Bill Walsh checks out Chestnut Hill Café in Lancaster, PA, and is impressed with both the atmosphere and the coffee.
By Bill Walsh
I love the glorious simplicity of a sunny, pleasant day where a cool breeze amidst sunny rays refreshes the senses with the noxious delights of creation, always grows 490 times better with the augmentation of great coffee. It’s days like this that cause me to sneeze a lot the following day from all of the emphatic inhaling.
In such climatic splendor I found myself in one day within Lancaster. En route with a moderate entourage, we were basking in the euphoric atmosphere and had our sights on what was foretold as a grand coffeehouse to patronize. This aforementioned establishment was knighted Chestnut Hill Cafe, a coffeehouse said to be serving Counter Culture Coffee and pulling splendid shots of espresso.

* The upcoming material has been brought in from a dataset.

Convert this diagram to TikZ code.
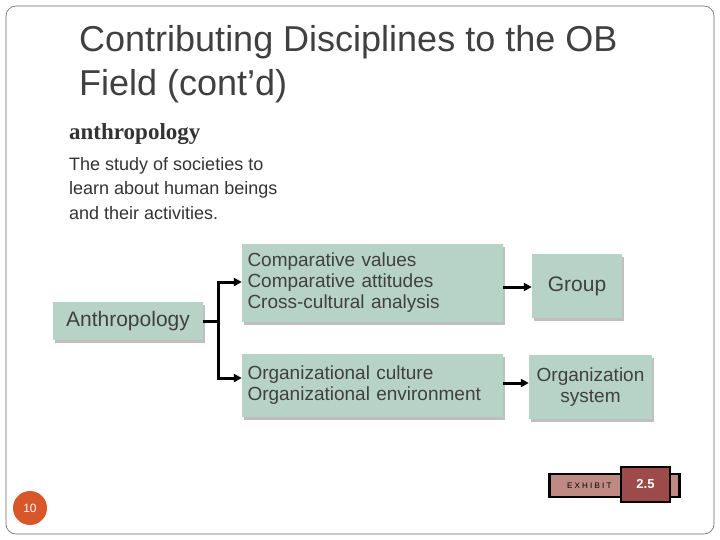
\documentclass[tikz,border=0pt]{standalone}
\usepackage{fontspec}
\setmainfont{Liberation Sans}
\newfontfamily\serf{Liberation Serif}
\usetikzlibrary{shadows,arrows.meta}
\definecolor{bx}{HTML}{B7D3C8}
\definecolor{exl}{HTML}{C08A84}
\definecolor{exd}{HTML}{9C4A4A}
\definecolor{pg}{HTML}{D9552A}
\tikzset{box/.style={fill=bx,draw=none,drop shadow={shadow xshift=2pt,shadow yshift=-3pt,opacity=0.5},inner sep=0pt,font=\fontsize{19}{21}\selectfont,text=black!75,align=center},
arr/.style={line width=3pt,-{Triangle[length=8pt,width=8pt]}}}
\begin{document}
\begin{tikzpicture}[x=1pt,y=-1pt]
\useasboundingbox (0,0) rectangle (720,540);
\draw[rounded corners=10pt,draw=black!60,line width=0.6pt] (6,6) rectangle (714,534);
\node[anchor=west,align=left,inner sep=0pt,font=\fontsize{36}{44}\selectfont,text=black!75] (t) at (79,64) {Contributing Disciplines to the OB\\Field (cont’d)};
\node[anchor=north west,inner sep=0pt,font=\serf\bfseries\fontsize{23}{25}\selectfont,text=black!80] (h) at (69,123) {anthropology};
\node[anchor=north west,inner sep=0pt,align=left,font=\fontsize{18}{24.5}\selectfont,text=black!80] (d) at (69,157) {The study of societies to\\learn about human beings\\and their activities.};
\node[box,minimum width=150,minimum height=38,font=\fontsize{21}{23}\selectfont] (a) at (128,321) {Anthropology};
\node[box,minimum width=261,minimum height=78,align=left,text width=250] (c) at (372.5,283) {Comparative values\\Comparative attitudes\\Cross-cultural analysis};
\node[box,minimum width=90,minimum height=64,font=\fontsize{21}{23}\selectfont] (g) at (577,286) {Group};
\node[box,minimum width=261,minimum height=63,align=left,text width=250] (o) at (372.5,385.5) {Organizational culture\\Organizational environment};
\node[box,minimum width=123,minimum height=64] (s) at (590.5,387) {Organization\\system};
\coordinate (j) at (218,321);
\draw[line width=3pt] (a.east) -- (j);
\draw[arr] (j) |- (c.west|-0,282);
\draw[arr] (j) |- (o.west|-0,378);
\draw[arr] (c.east|-0,287) -- (g.west|-0,287);
\draw[arr] (o.east|-0,383) -- (s.west|-0,383);
\node[draw=black,line width=2.5pt,fill=exl,minimum width=130,minimum height=23,inner sep=0pt,anchor=west,font=\fontsize{8}{9}\selectfont] (e) at (548,485.5) {\hspace*{-50pt}E X H I B I T};
\node[draw=black,line width=2.5pt,fill=exd,minimum width=49,minimum height=35,inner sep=0pt,text=white,font=\bfseries\fontsize{13}{14}\selectfont] (n) at (645.5,484.5) {2.5};
\node[circle,fill=pg,minimum size=34,inner sep=0pt,text=white,font=\fontsize{12}{13}\selectfont] (p) at (30,508) {10};
\end{tikzpicture}
\end{document}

Taking advantage of the free street parking, we sauntered over to their corner brick building, complete with a full patio of seating amidst a lovely array of trees. Within, the coffeehouse is outlined with copper, blacks and grays in a swanky arrangement of furniture and surrounded by numerous, beautiful windows.
I stepped up to their sizable bar and ordered an espresso (they used Counter Culture’s Toscana) and a drip of the 21st de Septiembre. The drip imbued notes of honey, strawberry candy, cherries, granola, daffodil greens and a little chicken broth; a pleasant coffee with a light-to-medium body. The espresso,pulled short with a marbled crema, was also delectable, holding facets of bitter cocoa, nutmeg, sweet lemon, a touch of honey and cinnamon. The tea was free leaf.
Finishing our beverages, we walked out into the toasty afternoon sun pleased with our experience. If you happen to be in Lancaster, make a stop at Chestnut Hill Café.